The back-and-forth has included everything from the ridiculous — Democratic political opponents trying to use the deaths of 31 fellow Americans to improve their election chances — to the outrageous — the NRA, and the politicians they’ve bought and paid for, insisting all over again that the Second Amendment to the Constitution guarantees the right to carry assault weapons — to the idiotic — some clown being given air time to go over his theory of how the president is sending subliminal messages to white supremacists.
The whole grotesque exchange is America at its worst.
There was a time in this country that such a tragedy brought out our collective best. We grieved as one, and we did whatever we could — collect contributions, send messages of support, pray — to help the families know that they had an entire nation behind them.

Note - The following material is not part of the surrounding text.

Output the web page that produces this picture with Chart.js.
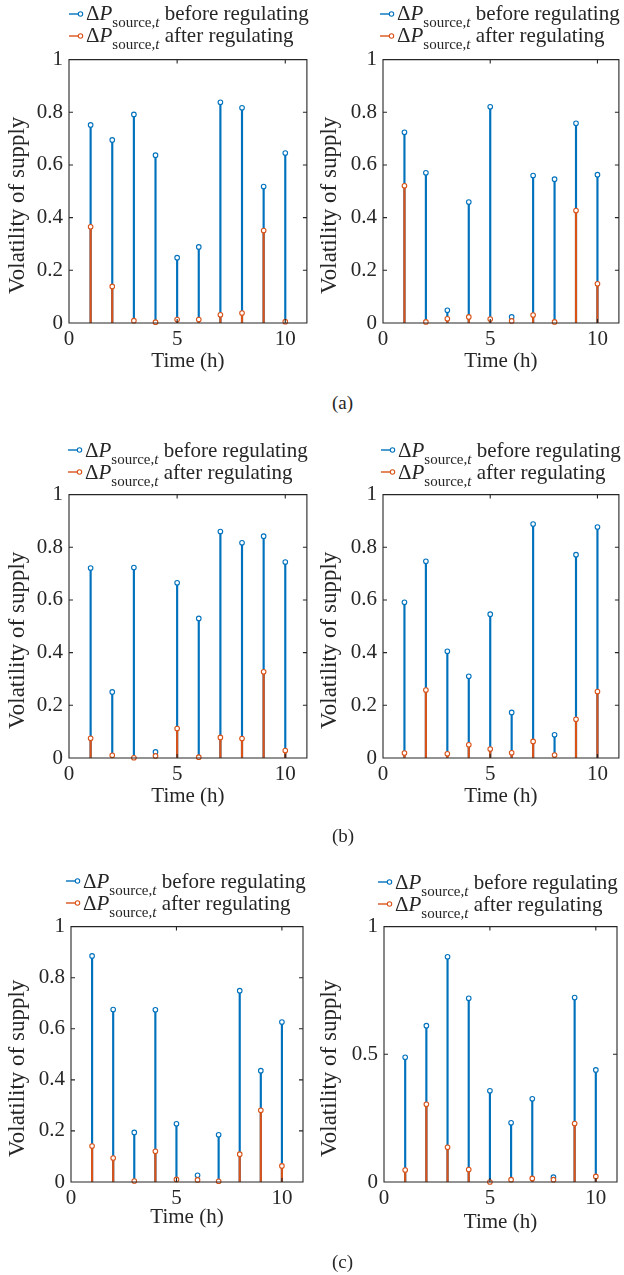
<!DOCTYPE html>
<html>
<head>
<meta charset="utf-8">
<title>Volatility of supply</title>
<script src="https://cdn.jsdelivr.net/npm/chart.js@4.4.1/dist/chart.umd.min.js"></script>
<style>
  html, body { margin: 0; padding: 0; background: #fff; }
  #page {
    position: relative; width: 624px; height: 1275px; overflow: hidden;
    font-family: 'Liberation Serif', 'Times New Roman', serif; color: #262626;
  }
  canvas { position: absolute; }
  .legend { position: absolute; font-size: 21px; white-space: nowrap; }
  .legend .row { position: relative; height: 22px; line-height: 22px; padding-left: 17px; }
  .legend .icon { position: absolute; left: 0; top: 6.6px; }
  .legend i { font-style: italic; }
  .legend sub { font-size: 15px; vertical-align: -7px; line-height: 0; }
  .tag { position: absolute; font-size: 19px; line-height: 19px; }
</style>
</head>
<body>
<div id="page"></div>
<script>
// Hours on the x axis
const hours = [1, 2, 3, 4, 5, 6, 7, 8, 9, 10];

// Supply volatility per hour, before and after regulating
const beforeA1 = [0.752, 0.695, 0.792, 0.637, 0.248, 0.289, 0.838, 0.817, 0.518, 0.645];
const afterA1  = [0.365, 0.139, 0.009, 0.003, 0.013, 0.013, 0.031, 0.038, 0.351, 0.005];
const beforeA2 = [0.724, 0.570, 0.048, 0.459, 0.821, 0.023, 0.560, 0.546, 0.758, 0.563];
const afterA2  = [0.521, 0.004, 0.016, 0.023, 0.015, 0.008, 0.030, 0.004, 0.427, 0.149];
const beforeB1 = [0.721, 0.251, 0.723, 0.023, 0.665, 0.530, 0.860, 0.817, 0.842, 0.744];
const afterB1  = [0.075, 0.010, 0.001, 0.008, 0.112, 0.003, 0.078, 0.074, 0.327, 0.028];
const beforeB2 = [0.591, 0.747, 0.405, 0.310, 0.546, 0.173, 0.888, 0.088, 0.772, 0.877];
const afterB2  = [0.019, 0.258, 0.016, 0.050, 0.034, 0.020, 0.063, 0.011, 0.147, 0.252];
const beforeC1 = [0.885, 0.675, 0.194, 0.674, 0.228, 0.026, 0.185, 0.749, 0.436, 0.626];
const afterC1  = [0.141, 0.094, 0.004, 0.120, 0.010, 0.008, 0.003, 0.109, 0.281, 0.063];
const beforeC2 = [0.488, 0.612, 0.882, 0.719, 0.357, 0.232, 0.326, 0.019, 0.722, 0.439];
const afterC2  = [0.047, 0.304, 0.136, 0.049, 0.000, 0.009, 0.014, 0.009, 0.229, 0.022];

// Tick values and labels
const xTicks = [0, 5, 10];
const yTicksFine = [0, 0.2, 0.4, 0.6, 0.8, 1];
const yTicksCoarse = [0, 0.5, 1];
const seriesNames = ['before regulating', 'after regulating'];
const xTitle = 'Time (h)';
const yTitle = 'Volatility of supply';
const subfigTags = ['(a)', '(b)', '(c)'];

// Styling
const BLUE = '#0072BD';
const ORANGE = '#D95319';
const INK = '#262626';
const SERIF = "'Liberation Serif', 'Times New Roman', serif";

// Panel layout: plot area [left, top, right, bottom] in page pixels
const panels = [
  { col: 0,   area: [69, 57, 307, 323],   before: beforeA1, after: afterA1, yTicks: yTicksFine,   legX: 86,  legBase: 20.5, xTitleDrop: 44 },
  { col: 312, area: [383, 57, 622, 323],  before: beforeA2, after: afterA2, yTicks: yTicksFine,   legX: 397, legBase: 20.5, xTitleDrop: 44 },
  { col: 0,   area: [69, 492, 307, 758],  before: beforeB1, after: afterB1, yTicks: yTicksFine,   legX: 85,  legBase: 457,  xTitleDrop: 44 },
  { col: 312, area: [383, 492, 622, 758], before: beforeB2, after: afterB2, yTicks: yTicksFine,   legX: 398, legBase: 457,  xTitleDrop: 44 },
  { col: 0,   area: [71, 924, 303, 1182], before: beforeC1, after: afterC1, yTicks: yTicksFine,   legX: 83,  legBase: 888,  xTitleDrop: 41 },
  { col: 312, area: [384, 924, 617, 1182],before: beforeC2, after: afterC2, yTicks: yTicksCoarse, legX: 395, legBase: 889,  xTitleDrop: 46 }
];
const tagPos = [[332, 409], [332, 842], [332, 1268]];

const page = document.getElementById('page');

// Box around the plot area with inward tick marks on all four sides
const framePlugin = {
  id: 'frame',
  afterDatasetsDraw(chart) {
    const { ctx, chartArea: a, scales } = chart;
    const len = 4;
    ctx.save();
    ctx.strokeStyle = INK;
    ctx.lineWidth = 1.1;
    ctx.beginPath();
    ctx.rect(a.left, a.top, a.right - a.left, a.bottom - a.top);
    scales.x.ticks.forEach(t => {
      const px = scales.x.getPixelForValue(t.value);
      ctx.moveTo(px, a.bottom); ctx.lineTo(px, a.bottom - len);
      ctx.moveTo(px, a.top);    ctx.lineTo(px, a.top + len);
    });
    scales.y.ticks.forEach(t => {
      const py = scales.y.getPixelForValue(t.value);
      ctx.moveTo(a.left, py);  ctx.lineTo(a.left + len, py);
      ctx.moveTo(a.right, py); ctx.lineTo(a.right - len, py);
    });
    ctx.stroke();
    ctx.restore();
  }
};

// Axis titles
const titlesPlugin = {
  id: 'axisTitles',
  afterDraw(chart, args, opts) {
    const { ctx, chartArea: a } = chart;
    ctx.save();
    ctx.fillStyle = INK;
    ctx.textAlign = 'center';
    ctx.textBaseline = 'alphabetic';
    ctx.font = '21px ' + SERIF;
    ctx.fillText(xTitle, (a.left + a.right) / 2, a.bottom + opts.xDrop);
    ctx.translate(24, (a.top + a.bottom) / 2 + 14);
    ctx.rotate(-Math.PI / 2);
    ctx.font = '23px ' + SERIF;
    ctx.fillText(yTitle, 0, 0);
    ctx.restore();
  }
};

function points(values) {
  return hours.map((h, i) => ({ x: h, y: values[i] }));
}

function addLegend(p) {
  const box = document.createElement('div');
  box.className = 'legend';
  box.style.left = (p.legX - 17) + 'px';
  box.style.top = (p.legBase - 18.1) + 'px';
  box.innerHTML = [[BLUE, seriesNames[0]], [ORANGE, seriesNames[1]]].map(([c, name]) =>
    '<div class="row"><svg class="icon" width="16" height="10">' +
    '<line x1="0" y1="5" x2="11" y2="5" stroke="' + c + '" stroke-width="1.4"/>' +
    '<circle cx="11.5" cy="5" r="2.2" fill="#fff" stroke="' + c + '" stroke-width="1.1"/></svg>' +
    '<span>\u0394<i>P</i><sub>source,<i>t</i></sub> ' + name + '</span></div>'
  ).join('');
  page.appendChild(box);
}

panels.forEach(p => {
  const [l, t, r, b] = p.area;
  const padTop = 16, below = 60, W = 312;
  const H = (b - t) + padTop + below;
  const cv = document.createElement('canvas');
  cv.width = W; cv.height = H;
  cv.style.left = p.col + 'px';
  cv.style.top = (t - padTop) + 'px';
  cv.style.width = W + 'px';
  cv.style.height = H + 'px';
  page.appendChild(cv);

  const tickFont = { family: SERIF, size: 21 };
  const stem = (vals, color, order) => ({
    type: 'bar', data: points(vals), backgroundColor: color, borderWidth: 0,
    barThickness: 1.5, grouped: false, order
  });
  const marks = (vals, color, order) => ({
    type: 'scatter', data: points(vals), showLine: false,
    pointRadius: 2.3, pointBorderWidth: 1.1, pointBorderColor: color,
    pointBackgroundColor: '#ffffff', clip: false, order
  });

  new Chart(cv, {
    type: 'scatter',
    data: {
      datasets: [
        stem(p.before, BLUE, 3),
        marks(p.before, BLUE, 2),
        stem(p.after, ORANGE, 1),
        marks(p.after, ORANGE, 0)
      ]
    },
    options: {
      responsive: false,
      animation: false,
      devicePixelRatio: 1,
      events: [],
      layout: { padding: { left: 0, top: padTop, right: p.col + W - r, bottom: 0 } },
      plugins: { legend: { display: false }, tooltip: { enabled: false }, axisTitles: { xDrop: p.xTitleDrop } },
      scales: {
        x: {
          type: 'linear', min: 0, max: 11, offset: false,
          grid: { display: false, drawTicks: false, offset: false },
          border: { display: false },
          ticks: { font: tickFont, color: INK, padding: 3.5, maxRotation: 0, autoSkip: false },
          afterBuildTicks: s => { s.ticks = xTicks.map(v => ({ value: v })); },
          afterFit: s => { s.height = below; }
        },
        y: {
          type: 'linear', min: 0, max: 1,
          grid: { display: false, drawTicks: false },
          border: { display: false },
          ticks: { font: tickFont, color: INK, padding: 6, autoSkip: false, callback: v => String(v) },
          afterBuildTicks: s => { s.ticks = p.yTicks.map(v => ({ value: v })); },
          afterFit: s => { s.width = l - p.col; }
        }
      }
    },
    plugins: [framePlugin, titlesPlugin]
  });

  addLegend(p);
});

subfigTags.forEach((txt, i) => {
  const d = document.createElement('div');
  d.className = 'tag';
  d.textContent = txt;
  d.style.left = tagPos[i][0] + 'px';
  d.style.top = (tagPos[i][1] - 16) + 'px';
  page.appendChild(d);
});
</script>
</body>
</html>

Now, we’re worried that the politician we blindly follow might be accused of sparking these tragedies, so we go on the defensive, making sure everyone within our separate spheres of influence knows that our man is on the side of right; it’s his opponents who are to blame. And the back-and-forth continues, taking on a perverted life of its own.
Meanwhile, 31 American families are burying 31 of their loved ones, their pain compounded every time they turn on a TV or radio, read a newspaper or go online and see their dead being used as pawns in a sick chess game by people who have sold their souls to their political parties/ideologies of choice.
Who’s to blame for all these 250 and counting mass shootings in a country that was founded as a place where people could express their own thoughts and live their own lives without fear of reprisal ... because our Constitution guarantees us that? We all are. God help us, by our own neglect and unconcern for those lost among us, we’re all to blame.